HB5, the reactionary three strikes law, was passed by the Kentucky legislature which mostly voted along party lines with Republicans in favor and Democrats against. Governor Andy Beshear, a Democrat, vetoed the bill after mass pressure. Beshear said if the bill had allocated money for the increased incarceration that would have resulted from the law, he would have signed it. The legislature overrode his veto, as expected. Beshear is no friend of the working class despite his performative phony veto. He is a huge supporter of Kentucky State Police and even visited the campus of Eastern Kentucky University to celebrate the building of a huge KKKop training center, similar to the ones in Atlanta and other cities throughout the U.S.
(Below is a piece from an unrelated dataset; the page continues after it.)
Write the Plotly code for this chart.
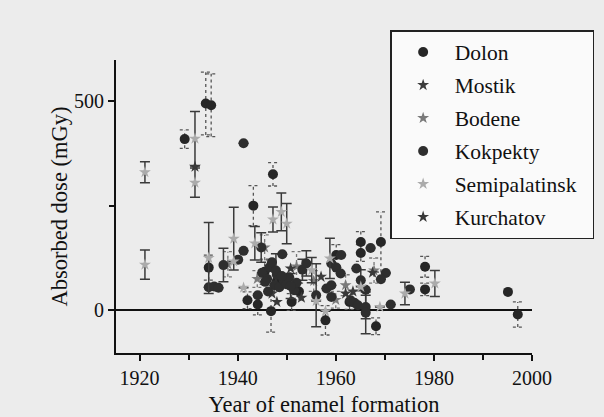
import plotly.graph_objects as go

# ---- data (year of enamel formation, absorbed dose mGy, error mGy) ----
dolon_year = [1929.2, 1933.5, 1934.6, 1947.2, 1943.2, 1946.8, 1957.9, 1969.2, 1978.2, 1997.1,
              1965.1, 1965.1, 1960.1, 1968.2, 1934.1, 1942.0, 1944.1, 1951.0, 1978.2, 1995.1,
              1945.5, 1948.0, 1952.5, 1962.8]
dolon_dose = [409, 494, 490, 325, 250, -2, -24, 163, 104, -10,
              163, 137, 132, -38, 102, 24, 14, 20, 50, 44,
              92, 70, 45, 20]
dolon_err = [22, 75, 75, 28, 48, 50, 35, 72, 25, 30,
             25, 20, 25, 20, 30, 20, 25, 20, 15, None,
             30, 25, 20, 18]

kok_year = [1941.2, 1934.1, 1935.2, 1936.1, 1937.1, 1940.1, 1941.2, 1944.1, 1945.0, 1946.0,
            1946.5, 1947.5, 1948.0, 1948.5, 1949.1, 1949.5, 1950.0, 1950.5, 1951.5, 1952.0,
            1953.2, 1954.0, 1956.0, 1958.1, 1959.1, 1959.1, 1959.1, 1960.1, 1961.0, 1961.1,
            1964.2, 1965.1, 1966.1, 1963.0, 1963.8, 1964.5, 1966.1, 1966.1, 1967.1, 1970.2,
            1969.2, 1975.1, 1971.2, 1944.8, 1947.0, 1946.2, 1947.8, 1949.0, 1950.8, 1945.6]
kok_dose = [399, 55, 57, 54, 108, 121, 142, 36, 90, 75,
            103, 60, 85, 55, 134, 70, 62, 79, 48, 66,
            97, 112, 36, 52, 60, 32, 112, 102, 88, 132,
            100, 72, 49, 24, 18, 12, 8, -6, 149, 89,
            74, 50, 14, 150, 115, 45, 95, 82, 58, 68]
kok_err = [None, None, None, None, 40, None, None, None, None, None,
           None, None, None, None, None, None, None, None, None, None,
           25, 30, 75, None, None, None, None, None, None, None,
           None, 25, None, None, None, None, 28, 50, None, None,
           None, None, None, 35, None, None, 40, None, 30, None]

semi_year = [1921.1, 1921.1, 1931.3, 1931.3, 1934.1, 1939.2, 1939.2, 1941.2, 1948.9, 1950.0,
             1947.2, 1955.1, 1956.0, 1957.9, 1958.8, 1965.1, 1969.0, 1974.1, 1980.2, 1943.5]
semi_dose = [330, 109, 410, 305, 125, 171, 117, 54, 235, 207,
             217, 96, 22, -2, 124, 56, 8, 40, 64, 160]
semi_err = [25, 35, 65, 35, 85, 75, None, None, 45, 48,
            30, 30, None, None, 48, None, None, 27, 31, 40]

bod_year = [1944.0, 1945.5, 1952.0, 1960.0, 1962.0, 1938.0, 1955.5, 1967.8]
bod_dose = [75, 150, 105, 25, 60, 110, 70, 95]
bod_err = [20, 30, 35, 20, 25, 30, 25, 30]

mos_year = [1931.3, 1947.0, 1953.0, 1957.0, 1963.5]
mos_dose = [343, 40, 30, 80, 45]

kur_year = [1948.0, 1962.0, 1967.5, 1950.8]
kur_dose = [20, 40, 90, 100]

x_ticks = [1920, 1940, 1960, 1980, 2000]
y_ticks = [0, 500]

FONT = "Liberation Serif"
BG = "#ececec"
PAD = "\u00a0\u00a0"  # keeps the legend box as wide as in the reference


def dotted_bars(xs, ys, es, half=1.0):
    bx, by = [], []
    for x, y, e in zip(xs, ys, es):
        if e is None:
            continue
        bx += [x, x, None, x - half, x + half, None, x - half, x + half, None]
        by += [y - e, y + e, None, y - e, y - e, None, y + e, y + e, None]
    return bx, by


fig = go.Figure()

# dotted error bars (Dolon, Bodene)
for xs, ys, es, col in [(dolon_year, dolon_dose, dolon_err, "#555555"),
                        (bod_year, bod_dose, bod_err, "#777777")]:
    bx, by = dotted_bars(xs, ys, es)
    fig.add_trace(go.Scatter(x=bx, y=by, mode="lines", showlegend=False, hoverinfo="skip",
                             line=dict(color=col, width=1.3, dash="dot")))

solid_err = dict(type="data", thickness=1.5, width=5)

series = [
    ("Dolon", dolon_year, dolon_dose, None, "circle", "#262626"),
    ("Mostik", mos_year, mos_dose, None, "star", "#3c3c3c"),
    ("Bodene", bod_year, bod_dose, None, "star", "#7a7a7a"),
    ("Kokpekty", kok_year, kok_dose, kok_err, "circle", "#2e2e2e"),
    ("Semipalatinsk", semi_year, semi_dose, semi_err, "star", "#ababab"),
    ("Kurchatov", kur_year, kur_dose, None, "star", "#383838"),
]
for name, xs, ys, es, sym, col in series:
    kw = {}
    if es is not None:
        kw["error_y"] = dict(array=es, color="#3a3a3a", **solid_err)
    label = name + PAD if name == "Semipalatinsk" else name
    fig.add_trace(go.Scatter(x=xs, y=ys, mode="markers", name=label, legendgroup=name,
                             marker=dict(symbol=sym, size=10 if sym == "circle" else 9,
                                         color=col), **kw))

fig.update_layout(
    width=604, height=417,
    margin=dict(l=116, r=72, t=60, b=64, autoexpand=False),
    paper_bgcolor=BG, plot_bgcolor=BG,
    font=dict(family=FONT, size=20, color="#111111"),
    legend=dict(x=0.659, y=1.102, xanchor="left", yanchor="top",
                bgcolor="#fafafa", bordercolor="#222222", borderwidth=1.5,
                font=dict(family=FONT, size=21.5), traceorder="grouped", tracegroupgap=2,
                itemwidth=53, maxheight=400),
    xaxis=dict(range=[1915.2, 2000], tickvals=x_ticks, showgrid=False, zeroline=False,
               showline=True, linecolor="#111111", linewidth=2,
               tickfont=dict(family=FONT, size=20),
               ticks="outside", ticklen=6, tickwidth=2, tickcolor="#111111",
               minor=dict(dtick=10, tick0=1920, ticks="outside", ticklen=5, tickwidth=1.5,
                          tickcolor="#111111"),
               title=dict(text="Year of enamel formation", standoff=9,
                          font=dict(family=FONT, size=22.5))),
    yaxis=dict(range=[-102, 598], tickvals=y_ticks, showgrid=False,
               zeroline=True, zerolinecolor="#111111", zerolinewidth=1.5,
               showline=True, linecolor="#111111", linewidth=2,
               tickfont=dict(family=FONT, size=20),
               ticks="outside", ticklen=6, tickwidth=2, tickcolor="#111111",
               minor=dict(tickvals=[250], ticks="outside", ticklen=5, tickwidth=1.5,
                          tickcolor="#111111"),
               title=dict(text="Absorbed dose (mGy)", standoff=0,
                          font=dict(family=FONT, size=22.5))),
)

fig.write_html("out.html", config={"displayModeBar": False},
               post_script="document.body.style.margin='0';document.body.style.background='%s';" % BG)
Fascism is not limited to legislation and police repression. Kentucky landlords collaborate and conspire together to keep rents unaffordable, even though there are 94 vacant properties in this state for every single person experiencing displacement at any given point.

Capitalism, in a period of decline, intensifies racism, displacement, fascism, and death. Whether it be the lynching of displaced worker Jordan Neely on a New York City subway car, or local attacks on the displaced and multiracial working-class groups in Kentucky, fascism is manifesting itself before our eyes. Imagine—on September 27, Louisville KKKops were captured on body cam underneath an overpass, citing a pregnant woman who was going into labor with "unauthorized street camping!” Anti-camping laws coincide with an international crackdown on campuses where student encampments have protested Palestinians losing their homes and their lives, while far-right political parties are in ascendance across Europe.
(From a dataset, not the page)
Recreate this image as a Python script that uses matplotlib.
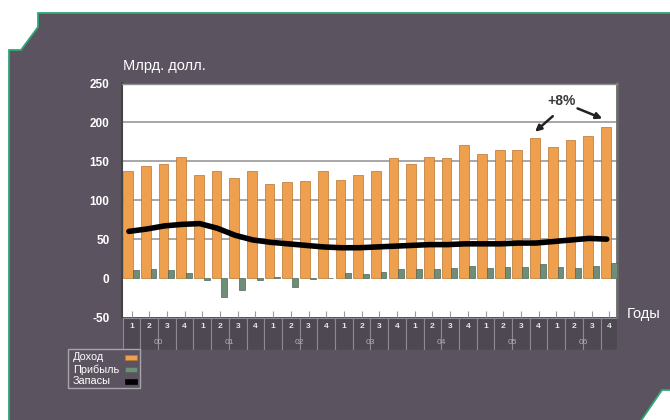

Ruling class will never have solution for workers 

Bosses won’t help solve the crises our class faces. They just want to make us "disappear.” They proclaim that if we aren't making profits for them, we belong behind bars or dead. Laws favor the bosses’ profit interests in contracted-out prison labor for pennies on the hour. In a privatized world, we've seen that public spaces have been under attack. Bosses and politicians nationwide have worked in tandem to erect barriers to our class by blocking shelters, shutting down food services, building “hostile” architecture, and passing laws to outright criminalize bedding down or asking for money in public. Most often, they claim that greater charity could lead to crime, a degradation in property values, or just an overall lower quality of life. "Not in my backyard" is an idea/anxiety bred by capitalist profit incentives, divorced from and eroding any real human relationships. The same justification is used by local governments to dismantle "charity-based support." It will take a sustained, revolutionary communist struggle to topple these bosses. Defending our class from racist, fascist attacks and going on the offensive against them is the path we must take on the road to revolution.